--- START Data shown ---

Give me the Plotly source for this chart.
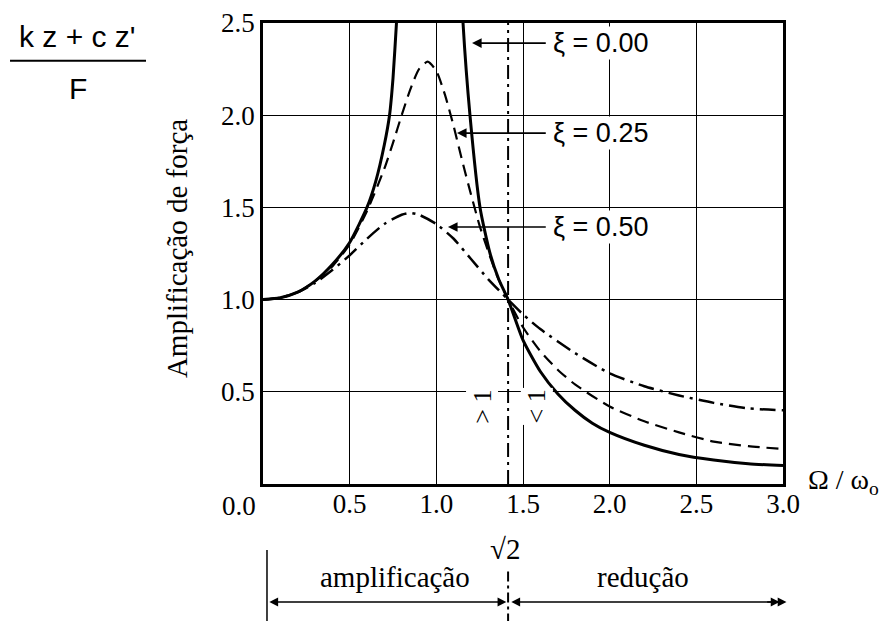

--- END Data shown ---
--- START Data shown ---

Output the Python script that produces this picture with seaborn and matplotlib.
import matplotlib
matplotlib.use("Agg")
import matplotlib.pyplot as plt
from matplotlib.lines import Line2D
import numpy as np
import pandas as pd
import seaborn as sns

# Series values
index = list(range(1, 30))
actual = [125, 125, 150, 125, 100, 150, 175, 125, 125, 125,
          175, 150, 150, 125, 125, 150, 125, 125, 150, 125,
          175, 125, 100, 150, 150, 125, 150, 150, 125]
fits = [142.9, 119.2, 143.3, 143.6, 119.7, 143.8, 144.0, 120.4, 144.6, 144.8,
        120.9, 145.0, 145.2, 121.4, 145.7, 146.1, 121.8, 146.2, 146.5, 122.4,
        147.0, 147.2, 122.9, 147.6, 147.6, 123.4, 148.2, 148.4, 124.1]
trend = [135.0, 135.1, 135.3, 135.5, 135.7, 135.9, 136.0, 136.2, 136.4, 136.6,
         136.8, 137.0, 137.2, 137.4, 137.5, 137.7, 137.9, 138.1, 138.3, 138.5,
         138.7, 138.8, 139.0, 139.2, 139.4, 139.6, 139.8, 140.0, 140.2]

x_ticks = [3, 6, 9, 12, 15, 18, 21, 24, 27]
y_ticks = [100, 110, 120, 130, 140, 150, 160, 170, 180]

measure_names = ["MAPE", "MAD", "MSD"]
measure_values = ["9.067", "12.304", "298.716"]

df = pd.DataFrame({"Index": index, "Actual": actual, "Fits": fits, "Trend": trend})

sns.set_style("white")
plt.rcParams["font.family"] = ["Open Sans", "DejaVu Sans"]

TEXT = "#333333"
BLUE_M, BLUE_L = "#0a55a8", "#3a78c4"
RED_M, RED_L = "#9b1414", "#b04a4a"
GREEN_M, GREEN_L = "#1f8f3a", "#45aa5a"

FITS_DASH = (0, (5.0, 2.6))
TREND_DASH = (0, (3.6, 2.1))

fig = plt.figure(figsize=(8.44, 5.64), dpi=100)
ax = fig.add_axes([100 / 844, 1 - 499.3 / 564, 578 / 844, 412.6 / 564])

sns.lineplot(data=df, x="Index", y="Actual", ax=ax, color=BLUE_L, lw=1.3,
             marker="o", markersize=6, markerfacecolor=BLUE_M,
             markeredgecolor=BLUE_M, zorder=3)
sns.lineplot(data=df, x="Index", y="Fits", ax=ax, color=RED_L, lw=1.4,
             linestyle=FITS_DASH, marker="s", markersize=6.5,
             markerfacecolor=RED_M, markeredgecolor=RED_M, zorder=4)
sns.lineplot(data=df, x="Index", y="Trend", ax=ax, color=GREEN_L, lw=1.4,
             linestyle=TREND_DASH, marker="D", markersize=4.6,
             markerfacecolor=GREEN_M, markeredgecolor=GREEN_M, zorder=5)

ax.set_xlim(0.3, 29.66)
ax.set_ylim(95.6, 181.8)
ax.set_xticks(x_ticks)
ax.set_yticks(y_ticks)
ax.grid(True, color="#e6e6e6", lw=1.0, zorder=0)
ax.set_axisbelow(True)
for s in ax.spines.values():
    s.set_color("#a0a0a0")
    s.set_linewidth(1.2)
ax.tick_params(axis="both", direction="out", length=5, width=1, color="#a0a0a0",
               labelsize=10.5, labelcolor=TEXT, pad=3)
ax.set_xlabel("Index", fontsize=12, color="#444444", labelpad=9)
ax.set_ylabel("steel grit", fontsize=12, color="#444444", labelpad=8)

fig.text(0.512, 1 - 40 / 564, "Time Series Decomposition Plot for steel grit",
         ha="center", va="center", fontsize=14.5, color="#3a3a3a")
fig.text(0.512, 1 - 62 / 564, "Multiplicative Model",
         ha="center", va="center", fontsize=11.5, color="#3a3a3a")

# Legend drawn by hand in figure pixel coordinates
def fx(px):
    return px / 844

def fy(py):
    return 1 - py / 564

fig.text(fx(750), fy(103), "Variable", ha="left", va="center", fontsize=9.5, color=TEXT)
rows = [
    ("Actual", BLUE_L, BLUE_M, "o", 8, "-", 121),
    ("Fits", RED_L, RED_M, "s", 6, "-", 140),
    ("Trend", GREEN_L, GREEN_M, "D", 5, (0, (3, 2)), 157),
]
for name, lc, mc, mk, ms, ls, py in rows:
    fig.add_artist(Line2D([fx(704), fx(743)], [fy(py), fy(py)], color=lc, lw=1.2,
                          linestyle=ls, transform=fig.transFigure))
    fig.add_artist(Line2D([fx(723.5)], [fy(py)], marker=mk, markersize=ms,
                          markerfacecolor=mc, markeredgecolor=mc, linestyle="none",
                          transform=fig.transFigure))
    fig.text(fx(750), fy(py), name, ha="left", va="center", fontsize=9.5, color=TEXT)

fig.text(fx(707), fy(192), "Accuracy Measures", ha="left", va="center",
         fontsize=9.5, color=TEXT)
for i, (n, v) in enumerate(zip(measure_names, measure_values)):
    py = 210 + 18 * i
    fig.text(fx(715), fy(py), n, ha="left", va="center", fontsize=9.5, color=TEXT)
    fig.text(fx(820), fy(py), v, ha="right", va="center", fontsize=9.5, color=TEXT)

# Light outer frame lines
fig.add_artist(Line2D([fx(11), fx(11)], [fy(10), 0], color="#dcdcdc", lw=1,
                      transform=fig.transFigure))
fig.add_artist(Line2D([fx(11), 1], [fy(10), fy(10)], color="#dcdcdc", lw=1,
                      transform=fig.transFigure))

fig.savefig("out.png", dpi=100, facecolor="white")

--- END Data shown ---
--- START Data shown ---

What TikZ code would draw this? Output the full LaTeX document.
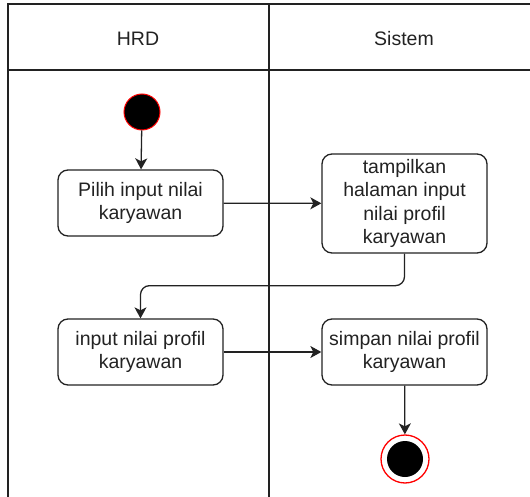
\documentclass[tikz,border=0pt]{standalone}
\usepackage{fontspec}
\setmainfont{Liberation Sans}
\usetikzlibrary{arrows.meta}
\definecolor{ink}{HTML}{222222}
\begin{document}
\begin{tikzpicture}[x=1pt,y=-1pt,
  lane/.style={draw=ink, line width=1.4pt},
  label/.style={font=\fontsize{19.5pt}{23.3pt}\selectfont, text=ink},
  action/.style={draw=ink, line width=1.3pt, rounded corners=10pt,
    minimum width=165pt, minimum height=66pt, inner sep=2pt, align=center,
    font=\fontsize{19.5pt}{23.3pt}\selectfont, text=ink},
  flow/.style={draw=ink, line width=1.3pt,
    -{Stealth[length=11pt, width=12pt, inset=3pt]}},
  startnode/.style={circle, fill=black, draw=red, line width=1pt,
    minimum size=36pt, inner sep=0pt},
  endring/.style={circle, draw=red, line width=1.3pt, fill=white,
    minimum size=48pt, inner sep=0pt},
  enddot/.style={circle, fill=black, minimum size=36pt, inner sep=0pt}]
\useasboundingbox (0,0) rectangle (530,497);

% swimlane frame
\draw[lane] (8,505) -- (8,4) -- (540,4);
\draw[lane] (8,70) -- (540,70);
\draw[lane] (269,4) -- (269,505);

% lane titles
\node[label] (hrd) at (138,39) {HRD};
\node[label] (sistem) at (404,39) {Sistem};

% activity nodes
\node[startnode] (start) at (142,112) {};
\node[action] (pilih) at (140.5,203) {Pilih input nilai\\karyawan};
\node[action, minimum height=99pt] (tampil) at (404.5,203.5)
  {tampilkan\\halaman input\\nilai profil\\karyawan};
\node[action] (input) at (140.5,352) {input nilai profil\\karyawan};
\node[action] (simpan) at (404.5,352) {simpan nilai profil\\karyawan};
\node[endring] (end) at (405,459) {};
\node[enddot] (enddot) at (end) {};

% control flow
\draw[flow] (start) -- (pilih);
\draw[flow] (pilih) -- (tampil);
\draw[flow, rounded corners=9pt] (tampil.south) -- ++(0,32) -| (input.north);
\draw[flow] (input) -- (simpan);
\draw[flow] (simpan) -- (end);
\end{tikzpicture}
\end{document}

--- END Data shown ---

#### What you are asked to do
Return the lines of the records that include the string "matplotlib".

#### The output
Output the Python script that produces this picture with seaborn and matplotlib.
import matplotlib
matplotlib.use("Agg")
import matplotlib.pyplot as plt
from matplotlib.lines import Line2D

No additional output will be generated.